You know what I love? No-hitters. They’re awesome in all their forms. A dominating performance or the odd patch of good luck, I don’t care – I love them all. I almost always feel a little let down when I see the first hit of any given ballgame, no matter which teams are involved. It’s one of the little things unique to baseball – every game starts as a no-hitter, so few finish that way.

After a run on no-hitters in 2010, this past week saw two pitchers perform the rare treat. Justin Verlander completed his second career no-hitter versus the Blue Jays on Saturday, a dominating performance with just a single walk. Franky Liriano’s no-no wasn’t quite as pretty but they all count the same.

It got me thinking about what kind of pitcher accomplishes this single game brilliance – is there a specific type of pitcher most commonly associated with the various bastardized versions of perfection?

I had something of a hunch before I began digging through Baseball Reference – fly ball pitchers with decent control stand the best chance of pitching no-hitters, more so perfect games. The right environmental conditions keep them in the ballpark and boom – famous! Recent memories of Dallas Braden and Mark Buehrle helped fuel this assumption.

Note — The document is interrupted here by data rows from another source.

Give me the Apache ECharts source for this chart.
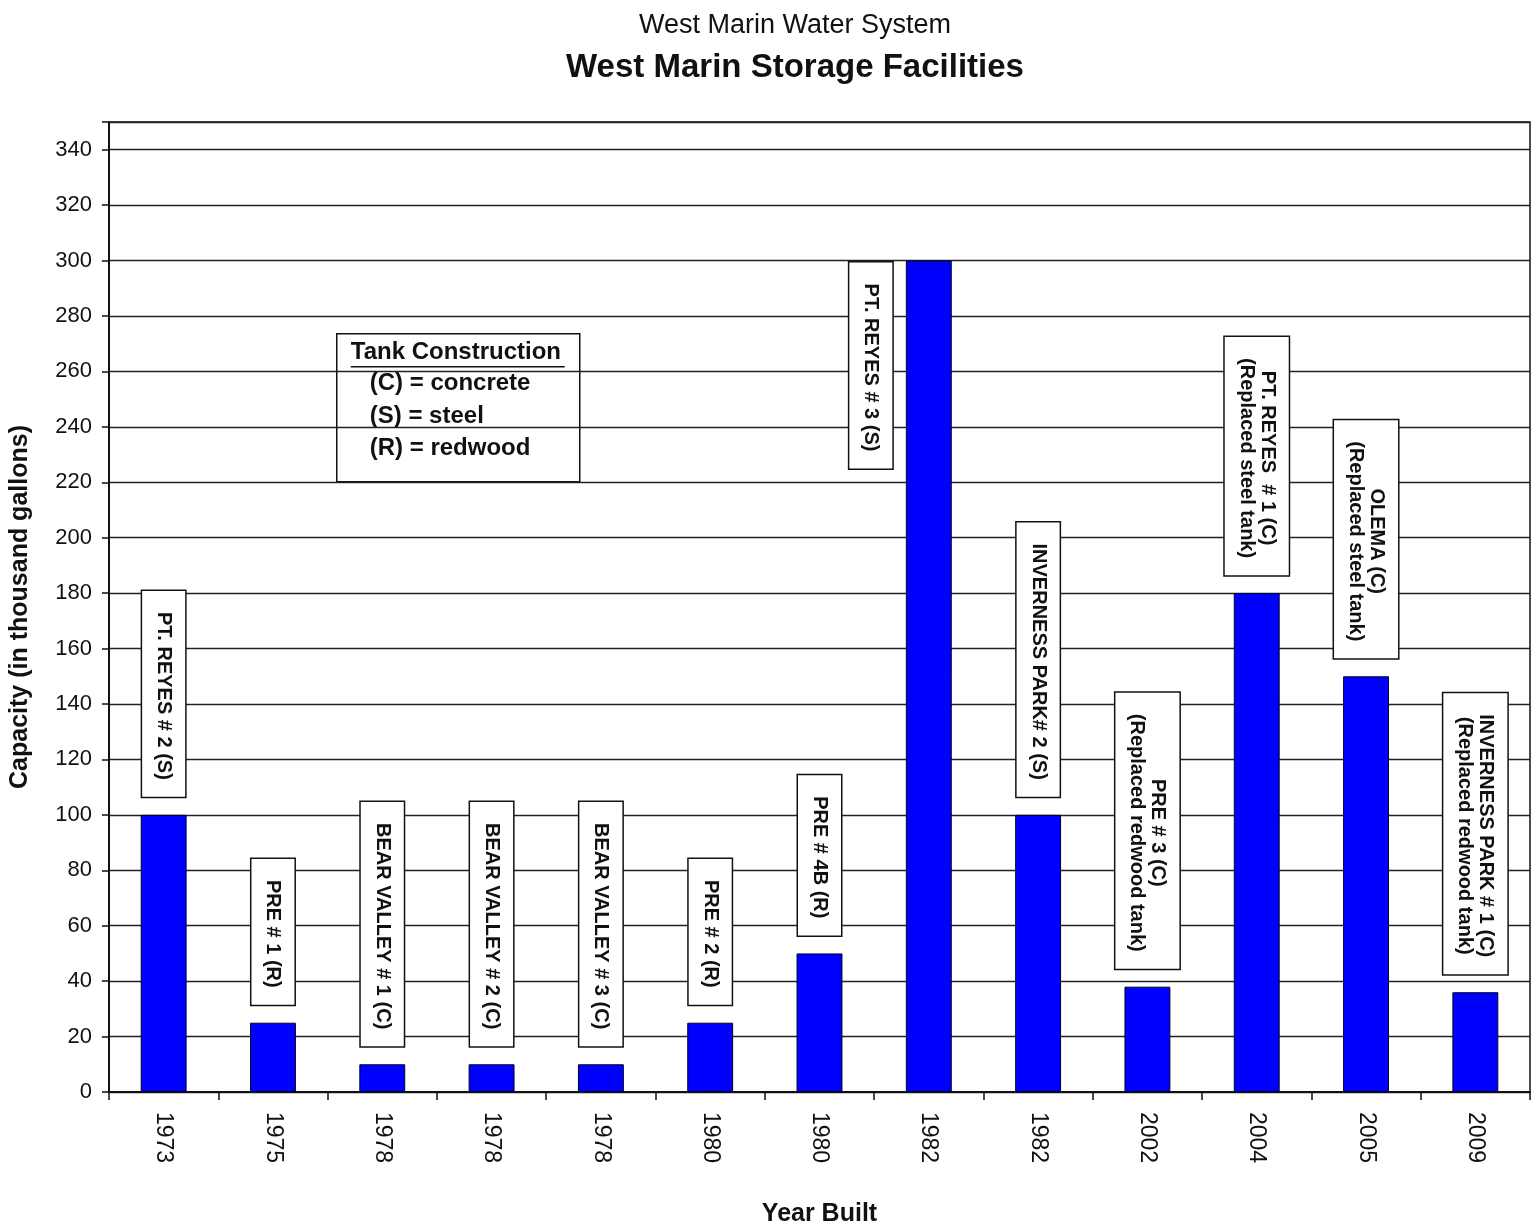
<!DOCTYPE html>
<html>
<head>
<meta charset="utf-8">
<script src="https://cdn.jsdelivr.net/npm/echarts@6/dist/echarts.min.js"></script>
<style>
  html, body { margin: 0; padding: 0; background: #fff; }
  #chart { width: 1537px; height: 1232px; }
</style>
</head>
<body>
<div id="chart"></div>
<script>
// Year each storage tank was built (one bar per tank)
const years = ['1973', '1975', '1978', '1978', '1978', '1980', '1980', '1982', '1982', '2002', '2004', '2005', '2009'];
// Capacity in thousand gallons
const capacity = [100, 25, 10, 10, 10, 25, 50, 300, 100, 38, 180, 150, 36];
// Tank names with construction type
const tankNames = [
  'PT. REYES # 2 (S)', 'PRE # 1 (R)', 'BEAR VALLEY # 1 (C)', 'BEAR VALLEY # 2 (C)',
  'BEAR VALLEY # 3 (C)', 'PRE # 2 (R)', 'PRE # 4B (R)', 'PT. REYES # 3 (S)',
  'INVERNESS PARK# 2 (S)', 'PRE # 3 (C)', 'PT. REYES  # 1 (C)', 'OLEMA (C)',
  'INVERNESS PARK # 1 (C)'
];
// Second line of the tank label, where a tank replaced an older one
const tankNotes = ['', '', '', '', '', '', '', '', '',
  '(Replaced redwood tank)', '(Replaced steel tank)', '(Replaced steel tank)', '(Replaced redwood tank)'];
// Construction key
const keyTitle = 'Tank Construction';
const keyLines = ['(C) = concrete', '(S) = steel', '(R) = redwood'];
// Capacity axis
const yMin = 0, yMax = 350, yStep = 20;

const FONT = '"Liberation Sans", Arial, Helvetica, sans-serif';

// The tallest tank's label sits beside its bar instead of above it
const besideIndex = 7;

const barData = capacity.map((v, i) => {
  if (i !== besideIndex) return v;
  return { value: v, label: { position: [-35, 2], align: 'left' } };
});

const chart = echarts.init(document.getElementById('chart'), null, { renderer: 'canvas' });

chart.setOption({
  backgroundColor: '#ffffff',
  animation: false,
  textStyle: { fontFamily: FONT },
  title: [
    {
      text: 'West Marin Water System',
      left: 790, top: 7, textAlign: 'center',
      textStyle: { fontFamily: FONT, fontSize: 27, fontWeight: 'normal', color: '#111' }
    },
    {
      text: 'West Marin Storage Facilities',
      left: 790, top: 46, textAlign: 'center',
      textStyle: { fontFamily: FONT, fontSize: 33, fontWeight: 'bold', color: '#111' }
    }
  ],
  grid: {
    left: 108, right: 7, top: 122, bottom: 139,
    show: true, borderColor: '#111', borderWidth: 1.5, backgroundColor: 'transparent'
  },
  xAxis: {
    type: 'category',
    data: years,
    name: 'Year Built',
    nameLocation: 'middle',
    nameGap: 110,
    nameTextStyle: { fontFamily: FONT, fontSize: 25, fontWeight: 'bold', color: '#111' },
    axisLine: { lineStyle: { color: '#111', width: 2 } },
    axisTick: { show: true, length: 8, lineStyle: { color: '#111', width: 1.5 } },
    axisLabel: {
      rotate: -90, margin: 20, fontFamily: FONT, fontSize: 23, color: '#111',
      interval: 0
    },
    splitLine: { show: false }
  },
  yAxis: {
    type: 'value',
    min: yMin, max: yMax, interval: yStep,
    name: 'Capacity (in thousand gallons)',
    nameLocation: 'middle',
    nameRotate: 90,
    nameGap: 76,
    nameTextStyle: { fontFamily: FONT, fontSize: 25, fontWeight: 'bold', color: '#111' },
    axisLine: { show: true, lineStyle: { color: '#111', width: 2 } },
    axisTick: { show: true, length: 7, lineStyle: { color: '#111', width: 1.5 } },
    axisLabel: {
      margin: 17, fontFamily: FONT, fontSize: 22, color: '#111',
      formatter: v => (v % yStep === 0 ? String(v) : '')
    },
    splitLine: { show: true, lineStyle: { color: '#222', width: 1.4 } }
  },
  series: [{
    type: 'bar',
    data: barData,
    barWidth: '42%',
    itemStyle: { color: '#0000ff', borderColor: '#00002a', borderWidth: 1 },
    label: {
      show: true,
      position: 'top',
      distance: 18,
      rotate: -90,
      align: 'right',
      verticalAlign: 'middle',
      backgroundColor: '#ffffff',
      borderColor: '#111',
      borderWidth: 1.5,
      padding: [11, 17, 11, 21],
      formatter: p => {
        const name = '{t|' + tankNames[p.dataIndex] + '}';
        const note = tankNotes[p.dataIndex];
        return note ? name + '\n{t|' + note + '}' : name;
      },
      rich: {
        t: {
          align: 'center', fontFamily: FONT, fontSize: 20, fontWeight: 'bold',
          lineHeight: 21, color: '#111'
        }
      }
    }
  }],
  graphic: [{
    type: 'group',
    left: 336, top: 333,
    children: [
      {
        type: 'rect',
        shape: { x: 0, y: 0, width: 243, height: 148 },
        style: { fill: '#fff', stroke: '#111', lineWidth: 1.5 }
      },
      {
        type: 'text', x: 14, y: 19,
        style: { text: keyTitle, font: 'bold 24px ' + FONT, fill: '#111', verticalAlign: 'middle' }
      },
      {
        type: 'line',
        shape: { x1: 14, y1: 33, x2: 228, y2: 33 },
        style: { stroke: '#111', lineWidth: 1.5 }
      },
      ...keyLines.map((line, i) => ({
        type: 'text', x: 33, y: 50 + i * 32.5,
        style: { text: line, font: 'bold 24px ' + FONT, fill: '#111', verticalAlign: 'middle' }
      }))
    ]
  }]
});
</script>
</body>
</html>
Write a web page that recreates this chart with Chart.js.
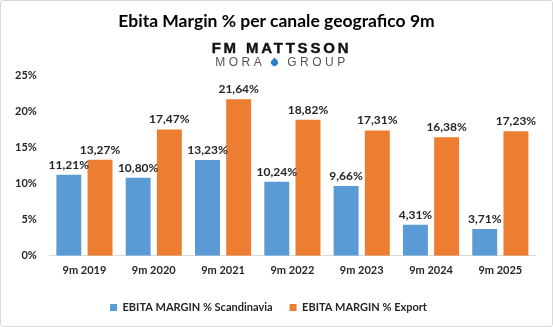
<!DOCTYPE html>
<html>
<head>
<meta charset="utf-8">
<script src="https://cdn.jsdelivr.net/npm/chart.js@4.4.1/dist/chart.umd.min.js"></script>
<style>
  body { margin: 0; background: #ffffff; }
  #wrap { position: relative; width: 553px; height: 327px; }
  #frame { position: absolute; left: 0; top: 0; right: 0; bottom: 0; border: 1px solid #d9d9d9; border-radius: 3px; pointer-events: none; }
  #title { position: absolute; left: 0; width: 553px; top: 10px; text-align: center; font: bold 17.5px Lato, sans-serif; color: #000; }
  #logo1 { position: absolute; left: 0; width: 563px; top: 39px; text-align: center; font: 900 15px "Liberation Sans", sans-serif; color: #111; letter-spacing: 2.8px; -webkit-text-stroke: 0.4px #111; }
  #logo2 { position: absolute; left: 0; width: 564px; top: 55px; text-align: center; font: 12px "Liberation Sans", sans-serif; color: #555; letter-spacing: 3.5px; }
  .drop { display: inline-block; width: 7px; height: 7px; background: #2f7fc8; border-radius: 0 50% 50% 50%; transform: rotate(45deg); margin: 0 9px 0 6px; }
</style>
</head>
<body>
<div id="wrap">
  <canvas id="chart" width="553" height="327"></canvas>
  <div id="title">Ebita Margin % per canale geografico 9m</div>
  <div id="logo1">FM MATTSSON</div>
  <div id="logo2">MORA<span class="drop"></span>GROUP</div>
  <div id="frame"></div>
</div>
<script>
// data
var categories = ['9m 2019', '9m 2020', '9m 2021', '9m 2022', '9m 2023', '9m 2024', '9m 2025'];
var scandinavia = [11.21, 10.80, 13.23, 10.24, 9.66, 4.31, 3.71];
var exportVals = [13.27, 17.47, 21.64, 18.82, 17.31, 16.38, 17.23];
var yTicks = [0, 5, 10, 15, 20, 25];

function fmt(v) {
  return v.toFixed(2).replace('.', ',') + '%';
}

// value labels above bars
var barLabels = {
  id: 'barLabels',
  afterDatasetsDraw: function(chart) {
    var ctx = chart.ctx;
    ctx.save();
    ctx.font = 'bold 12px Lato, sans-serif';
    ctx.fillStyle = '#262626';
    ctx.textAlign = 'center';
    ctx.textBaseline = 'bottom';
    chart.data.datasets.forEach(function(ds, i) {
      chart.getDatasetMeta(i).data.forEach(function(bar, j) {
        ctx.fillText(fmt(ds.data[j]), bar.x, bar.y - 4);
      });
    });
    ctx.restore();
  }
};

var font11 = { family: 'Lato, sans-serif', size: 11, weight: 'bold' };

var ctx = document.getElementById('chart').getContext('2d');
var chart = new Chart(ctx, {
  type: 'bar',
  data: {
    labels: categories,
    datasets: [
      { label: 'EBITA MARGIN % Scandinavia', data: scandinavia, backgroundColor: '#5b9bd5' },
      { label: 'EBITA MARGIN % Export', data: exportVals, backgroundColor: '#ed7d31' }
    ]
  },
  options: {
    responsive: false,
    animation: false,
    categoryPercentage: 0.9,
    barPercentage: 0.8,
    layout: { padding: { top: 75, left: 2, right: 18, bottom: 4 } },
    plugins: {
      legend: {
        position: 'bottom',
        labels: {
          boxWidth: 7,
          boxHeight: 7,
          padding: 17,
          color: '#262626',
          font: font11
        }
      },
      tooltip: { enabled: false }
    },
    scales: {
      x: {
        grid: { display: false, drawTicks: false },
        border: { color: '#d9d9d9' },
        ticks: { padding: 8, color: '#262626', font: font11 }
      },
      y: {
        min: 0,
        max: 25,
        grid: { display: false, drawTicks: false },
        border: { display: false },
        afterBuildTicks: function(axis) {
          axis.ticks = yTicks.map(function(v) { return { value: v }; });
        },
        ticks: {
          padding: 13,
          color: '#262626',
          font: font11,
          callback: function(v) { return v + '%'; }
        }
      }
    }
  },
  plugins: [barLabels]
});
</script>
</body>
</html>
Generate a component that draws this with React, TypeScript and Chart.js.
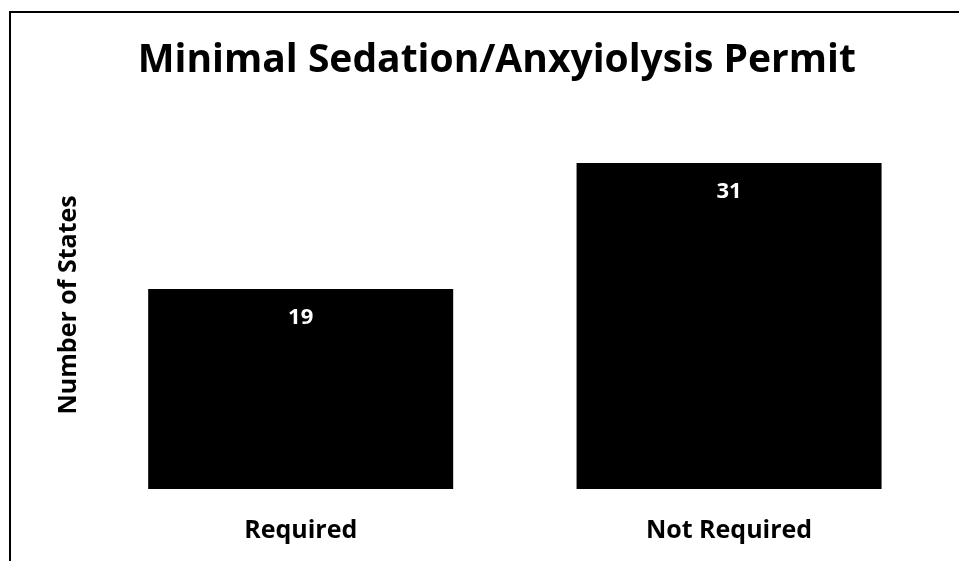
import React, { useEffect, useRef } from "react";
import { Chart, registerables } from "chart.js";

Chart.register(...registerables);

const chartTitle = "Minimal Sedation/Anxyiolysis Permit";
const yAxisTitle = "Number of States";
const categories = ["Required", "Not Required"];
const stateCounts = [19, 31];
const yMin = 0;
const yMax = 35;

const FONT = '"Open Sans", "Liberation Sans", sans-serif';

const valueLabelPlugin = {
  id: "valueLabels",
  afterDatasetsDraw(chart: any) {
    const { ctx } = chart;
    const meta = chart.getDatasetMeta(0);
    const data = chart.data.datasets[0].data as number[];
    ctx.save();
    ctx.fillStyle = "#ffffff";
    ctx.font = `bold 22px ${FONT}`;
    ctx.textAlign = "center";
    ctx.textBaseline = "middle";
    meta.data.forEach((bar: any, i: number) => {
      ctx.fillText(String(data[i]), bar.x, bar.y + 29);
    });
    ctx.restore();
  },
};

export default function App() {
  const canvasRef = useRef<HTMLCanvasElement | null>(null);

  useEffect(() => {
    if (!canvasRef.current) return;
    const chart = new Chart(canvasRef.current, {
      type: "bar",
      data: {
        labels: categories,
        datasets: [
          {
            data: stateCounts,
            backgroundColor: "#000000",
            borderWidth: 0,
            categoryPercentage: 1,
            barPercentage: 0.712,
          },
        ],
      },
      options: {
        animation: false,
        responsive: true,
        maintainAspectRatio: false,
        layout: { padding: { left: 50.5, right: 15.75, top: 0, bottom: 15.5 } },
        plugins: {
          legend: { display: false },
          tooltip: { enabled: false },
          title: {
            display: true,
            text: chartTitle,
            color: "#000000",
            font: { family: FONT, size: 39, weight: "bold" },
            padding: { top: 37, bottom: 37 },
          },
        },
        scales: {
          x: {
            grid: { display: false, drawTicks: false },
            border: { display: false },
            ticks: {
              color: "#000000",
              padding: 26.5,
              font: { family: FONT, size: 25, weight: "bold" },
            },
            afterFit: (scale: any) => {
              scale.height = 56.5;
            },
          },
          y: {
            min: yMin,
            max: yMax,
            grid: { display: false, drawTicks: false },
            border: { display: false },
            ticks: { display: false },
            title: {
              display: true,
              text: yAxisTitle,
              color: "#000000",
              font: { family: FONT, size: 25, weight: "bold" },
              padding: { top: 3, bottom: 3 },
            },
          },
        },
      },
      plugins: [valueLabelPlugin],
    });
    return () => chart.destroy();
  }, []);

  return (
    <div
      style={{
        position: "fixed",
        left: 0,
        top: 0,
        width: 959,
        height: 561,
        background: "#ffffff",
      }}
    >
      <canvas ref={canvasRef} />
      <div
        style={{
          position: "absolute",
          left: 9,
          top: 11,
          width: 950,
          height: 550,
          borderLeft: "2px solid #000",
          borderTop: "2px solid #000",
          boxSizing: "border-box",
          pointerEvents: "none",
        }}
      />
    </div>
  );
}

Well what do you know, I was sort of right. I grabbed the 21 most recent no-hitters, excluding the Astros team effort from 2003 (21 to include Burnett, as his was extra awesome). I measured the pitchers by the walk rates and ground ball rates posted in the season they threw their gem.

The average rates you see posted are actually from 2010, though the ground ball rate holds pretty steady from year to year. I used Carson Cistulli’s GB% estimator for Bud Smith and A.J. Burnett’s rates as the exact batted ball data was not tracked in 2001. The larger circles are perfect games, the remainder are good, old-fashioned no-hitters. Click to enlarge, and on we go!

So it is settled. Want to throw a no-hitter? Try to be a fly ball pitcher with decent control. Left-handed if you can manage it.

Were I to classify the pitchers listed here as broadly as possible, it would look like this:

  • Soft-tossing control guys with fly ball tendencies (Buehrle, Braden, Smith, Millwood, Sanchez, Garza, Buchholzish)
  • Real live arms with questionable makeup who managed to get their s–t together for 27 outs once in the damn lives. (Burnett, Sanchez, Liriano, Jackson)
  • Good to excellent starting pitchers who had it all working that day (Lester, Zambrano, Verlander)
  • Generational talents with control over both their fastballs and the Earth, Sun, and Cosmos (Halladay, RJ)
  • Notorious douchebags with off-the-charts ground ball tendencies, basically men who prove the universe is an unjust place. (Derek Lowe.)

Based on science and the almighty power of assumption, I am going to say that if you don’t fall under one of those categories, you are plum out of luck. Based on even more science and the powers of deduction, I am going to make a prediction. Using the averages of the 7 pitchers in the lower left quadrant, I hereby predict the next pitcher to throw a no-hitter will be one of…Clayton Kershaw or Max Scherzer.

You heard it here first. Science, I tells ya.